Standard machine oils plainly
have a limit of 180*F, whether it is ship or motor. They can take more abuse for a short time, however breakdown is ongoing once the limit (however defined) is reached.
Organic oils: Once separation occurs, that’s it – jig is up; break down begins and it cannot be reversed. Hydrogenated Paraffin looks like pudding or yoghurt; white mushy mass, waste of good materiel, frustrating to clean. Measured in buckets
on modest ships at sea. Damaged oil is required to be replaced; there is no alternative, even with filtration; that only removes more paraffin.
Synthetics have much higher heat tolerance; they are less affected by natural agents that cause lubrication failure. Think Amsoil!

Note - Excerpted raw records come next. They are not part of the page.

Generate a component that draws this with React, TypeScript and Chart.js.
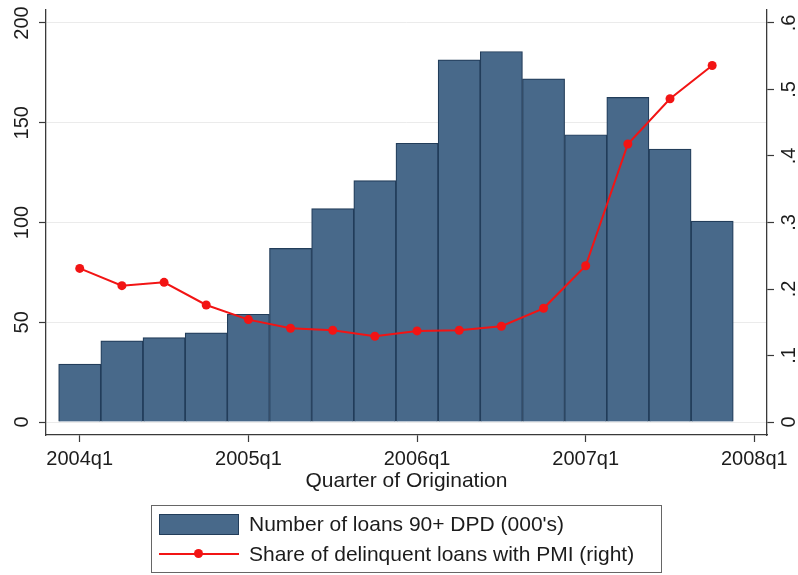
import { useEffect, useRef } from "react";
import { Chart, registerables } from "chart.js";

Chart.register(...registerables);

const quarters = [
  "2004q1", "2004q2", "2004q3", "2004q4",
  "2005q1", "2005q2", "2005q3", "2005q4",
  "2006q1", "2006q2", "2006q3", "2006q4",
  "2007q1", "2007q2", "2007q3", "2007q4",
];
// number of loans 90+ days past due, thousands
const loans90 = [29, 40.7, 42.3, 44.7, 54, 87, 107, 121, 139.7, 181.5, 185.7, 172, 144, 162.7, 136.8, 100.7];
// share of delinquent loans with PMI (right axis)
const pmiShare = [0.231, 0.205, 0.21, 0.176, 0.154, 0.141, 0.138, 0.129, 0.137, 0.138, 0.144, 0.171, 0.235, 0.418, 0.486, 0.536];

const xTicks = [0, 4, 8, 12, 16];
const xTickLabels = ["2004q1", "2005q1", "2006q1", "2007q1", "2008q1"];
const leftTicks = [0, 50, 100, 150, 200];
const rightTicks = [0, 0.1, 0.2, 0.3, 0.4, 0.5, 0.6];
const rightTickLabels = ["0", ".1", ".2", ".3", ".4", ".5", ".6"];

const FONT = "'Liberation Sans', Arial, sans-serif";
const BAR_FILL = "#48698a";
const BAR_EDGE = "#223d5a";
const RED = "#f21414";
const AXIS = "#3a3a3a";
const TEXT = "#1c1c1c";

const App = () => {
  const canvasRef = useRef<HTMLCanvasElement | null>(null);

  useEffect(() => {
    if (!canvasRef.current) return;
    const tickFont = { family: FONT, size: 20 };

    const chart = new Chart(canvasRef.current, {
      type: "bar",
      data: {
        datasets: [
          {
            type: "line",
            label: "Share of delinquent loans with PMI (right)",
            data: quarters.map((_, i) => ({ x: i, y: pmiShare[i] })),
            yAxisID: "y1",
            borderColor: RED,
            borderWidth: 2,
            pointRadius: 4.5,
            pointBackgroundColor: RED,
            pointBorderWidth: 0,
            tension: 0,
            order: 0,
          },
          {
            type: "bar",
            label: "Number of loans 90+ DPD (000's)",
            data: quarters.map((_, i) => ({ x: i, y: loans90[i] })),
            yAxisID: "y",
            backgroundColor: BAR_FILL,
            borderColor: BAR_EDGE,
            borderWidth: 1.2,
            barPercentage: 1,
            categoryPercentage: 1,
            order: 1,
          },
        ],
      } as any,
      options: {
        responsive: false,
        animation: false,
        layout: { padding: { top: 10, left: 0, right: 0, bottom: 77 } },
        plugins: {
          legend: { display: false },
          tooltip: { enabled: false },
        },
        scales: {
          x: {
            type: "linear",
            min: -0.8,
            max: 16.3,
            offset: false,
            afterBuildTicks: (scale: any) => {
              scale.ticks = xTicks.map((v) => ({ value: v }));
            },
            afterFit: (scale: any) => {
              scale.height = 63;
            },
            grid: {
              offset: false,
              drawOnChartArea: false,
              tickLength: 7,
              tickColor: AXIS,
              tickWidth: 1.2,
            },
            border: { display: true, color: AXIS, width: 1.3 },
            ticks: {
              autoSkip: false,
              maxRotation: 0,
              padding: 5,
              color: TEXT,
              font: tickFont,
              callback: (_v: any, i: number) => xTickLabels[i],
            },
            title: {
              display: true,
              text: "Quarter of Origination",
              color: TEXT,
              font: { family: FONT, size: 21 },
              padding: { top: 4, bottom: 4 },
            },
          },
          y: {
            type: "linear",
            position: "left",
            min: -6.5,
            max: 206.5,
            afterBuildTicks: (scale: any) => {
              scale.ticks = leftTicks.map((v) => ({ value: v }));
            },
            afterFit: (scale: any) => {
              scale.width = 46;
              scale.paddingTop = 0;
              scale.paddingBottom = 0;
            },
            grid: {
              color: "#ebebeb",
              lineWidth: 1,
              tickLength: 7,
              tickColor: AXIS,
              tickWidth: 1.2,
            },
            border: { display: true, color: AXIS, width: 1.3 },
            ticks: {
              autoSkip: false,
              minRotation: 90,
              maxRotation: 90,
              crossAlign: "center",
              padding: 0,
              color: TEXT,
              font: tickFont,
              callback: (v: any) => String(v),
            },
          },
          y1: {
            type: "linear",
            position: "right",
            min: -0.0195,
            max: 0.6195,
            afterBuildTicks: (scale: any) => {
              scale.ticks = rightTicks.map((v) => ({ value: v }));
            },
            afterFit: (scale: any) => {
              scale.width = 31;
              scale.paddingTop = 0;
              scale.paddingBottom = 0;
            },
            grid: {
              drawOnChartArea: false,
              tickLength: 7,
              tickColor: AXIS,
              tickWidth: 1.2,
            },
            border: { display: true, color: AXIS, width: 1.3 },
            ticks: {
              autoSkip: false,
              minRotation: 90,
              maxRotation: 90,
              crossAlign: "center",
              padding: 7,
              color: TEXT,
              font: tickFont,
              callback: (_v: any, i: number) => rightTickLabels[i],
            },
          },
        },
      } as any,
    });

    return () => chart.destroy();
  }, []);

  const legendText: React.CSSProperties = {
    position: "absolute",
    left: 97,
    height: 24,
    lineHeight: "24px",
    fontSize: 21,
    fontFamily: FONT,
    color: TEXT,
    whiteSpace: "nowrap",
  };

  return (
    <div style={{ position: "absolute", left: 0, top: 0, width: 798, height: 575, background: "#fff" }}>
      <canvas ref={canvasRef} width={798} height={575} style={{ display: "block" }} />
      <div
        style={{
          position: "absolute",
          left: 151,
          top: 505,
          width: 511,
          height: 68,
          boxSizing: "border-box",
          border: "1.5px solid #666",
        }}
      >
        <div
          style={{
            position: "absolute",
            left: 6.5,
            top: 7.5,
            width: 80,
            height: 21,
            boxSizing: "border-box",
            background: BAR_FILL,
            border: `1px solid ${BAR_EDGE}`,
          }}
        />
        <div style={{ ...legendText, top: 6 }}>Number of loans 90+ DPD (000's)</div>
        <div
          style={{
            position: "absolute",
            left: 6.5,
            top: 46.5,
            width: 80,
            height: 2,
            background: RED,
          }}
        />
        <div
          style={{
            position: "absolute",
            left: 42,
            top: 43,
            width: 9,
            height: 9,
            borderRadius: "50%",
            background: RED,
          }}
        />
        <div style={{ ...legendText, top: 36 }}>Share of delinquent loans with PMI (right)</div>
      </div>
    </div>
  );
};

export default App;
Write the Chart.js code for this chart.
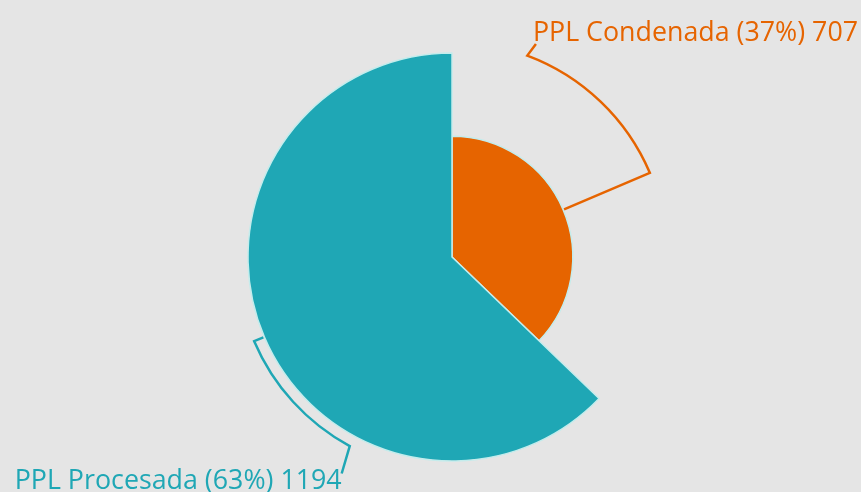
<!DOCTYPE html>
<html>
<head>
<meta charset="utf-8">
<script src="https://cdn.jsdelivr.net/npm/chart.js@4.4.0/dist/chart.umd.min.js"></script>
<style>
  html, body { margin: 0; padding: 0; background: #e5e5e5; overflow: hidden; }
  #wrap { width: 861px; height: 492px; position: relative; }
</style>
</head>
<body>
<div id="wrap"><canvas id="pie"></canvas></div>
<script>
const labels = ["PPL Condenada", "PPL Procesada"];
const values = [707, 1194];
const colors = ["#e66400", "#1fa7b5"];

const total = values.reduce((a, b) => a + b, 0);
const sliceAngles = values.map((v) => (v / total) * 360);
const percents = values.map((v) => Math.round((v / total) * 100));

// where each leader line bends to (degrees clockwise from top) and how far its tail goes
const leaderAngles = [20.5, 208.4];
const tailAngles = [21.5, 207];
const tailRadii = [229, 243];
const leaderRadius = 215;

const rad = (d) => (d - 90) * Math.PI / 180;

const leaderLines = {
  id: "leaderLines",
  afterDatasetsDraw(chart) {
    const ctx = chart.ctx;
    const meta = chart.getDatasetMeta(0);
    meta.data.forEach((arc, i) => {
      const { x, y, startAngle, endAngle, outerRadius } =
        arc.getProps(["x", "y", "startAngle", "endAngle", "outerRadius"], true);
      const mid = (startAngle + endAngle) / 2;
      const bend = rad(leaderAngles[i]);
      const tailA = rad(tailAngles[i]);
      const tx = x + tailRadii[i] * Math.cos(tailA);
      const ty = y + tailRadii[i] * Math.sin(tailA);

      ctx.save();
      ctx.strokeStyle = colors[i];
      ctx.lineWidth = 2.5;
      ctx.beginPath();
      ctx.moveTo(x + (outerRadius + 1) * Math.cos(mid), y + (outerRadius + 1) * Math.sin(mid));
      ctx.lineTo(x + leaderRadius * Math.cos(mid), y + leaderRadius * Math.sin(mid));
      ctx.arc(x, y, leaderRadius, mid, bend, bend < mid);
      ctx.lineTo(tx, ty);
      ctx.stroke();

      ctx.fillStyle = colors[i];
      ctx.font = "26.8px 'Open Sans'";
      const text = `${labels[i]} (${percents[i]}%) ${values[i]}`;
      ctx.textBaseline = "alphabetic";
      if (ty < y) {
        ctx.textAlign = "left";
        ctx.fillText(text, tx - 3, ty - 3);
      } else {
        ctx.textAlign = "right";
        ctx.fillText(text, tx, ty + 15);
      }
      ctx.restore();
    });
  }
};

new Chart(document.getElementById("pie"), {
  type: "polarArea",
  data: {
    labels: labels,
    datasets: [
      {
        data: values,
        angle: sliceAngles,
        backgroundColor: colors,
        borderColor: "#c4ecec",
        borderWidth: 1.5,
      },
    ],
  },
  options: {
    responsive: true,
    maintainAspectRatio: false,
    animation: false,
    layout: { padding: { left: 100, right: 57, top: 53, bottom: 31 } },
    plugins: {
      legend: { display: false },
      tooltip: { enabled: false },
    },
    scales: {
      r: { display: false, min: 0, max: Math.max(...values) },
    },
  },
  plugins: [leaderLines],
});
</script>
</body>
</html>
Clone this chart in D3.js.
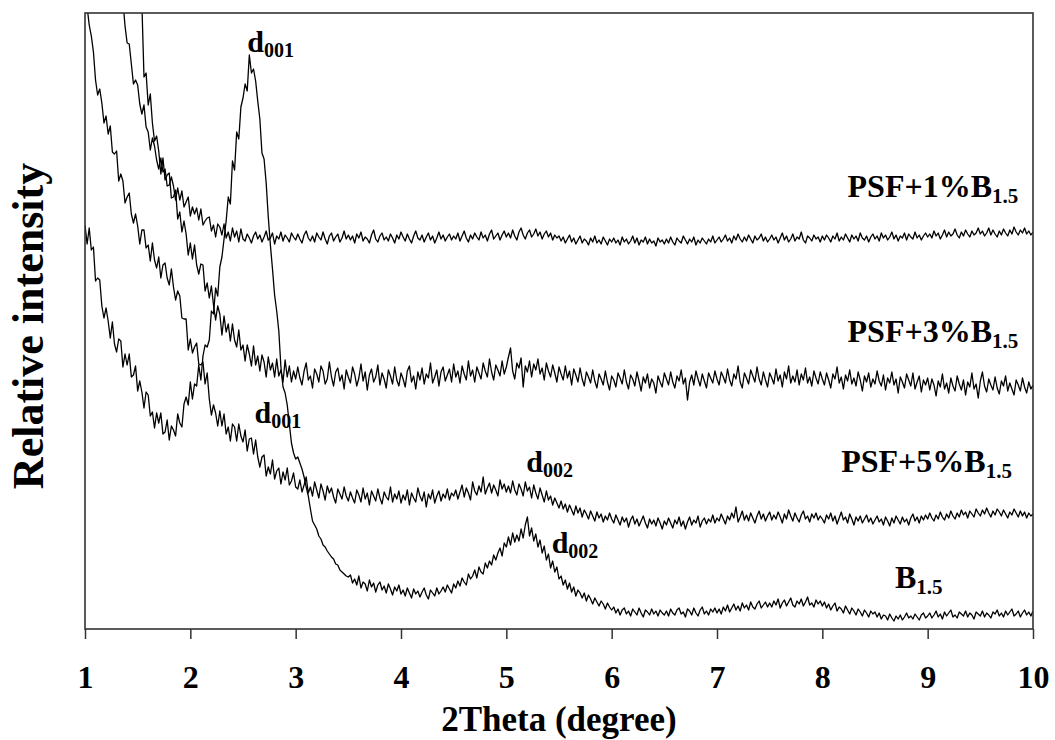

A long career studying lubrication awaits the capricious few; kingly is the sire that solves the elusive problems of heat transfer and fluid flow (no pun intended). The problem is ginormous: Isn’t it amazing that all society hinges on the effectiveness of a thin-film long-carbon chains at the boundary layer under punishable conditions is really all that keeps our world afloat? (a bankable pun)
FWIW, Amsoil was one of my clients in ’92, as was Standard Oil in ’98. The technology surrounding them, aside from being a most-eye-opening technical culture, is amazing! I didn’t say they were Scott-free on the environment, no! Just appreciative of the science and industry.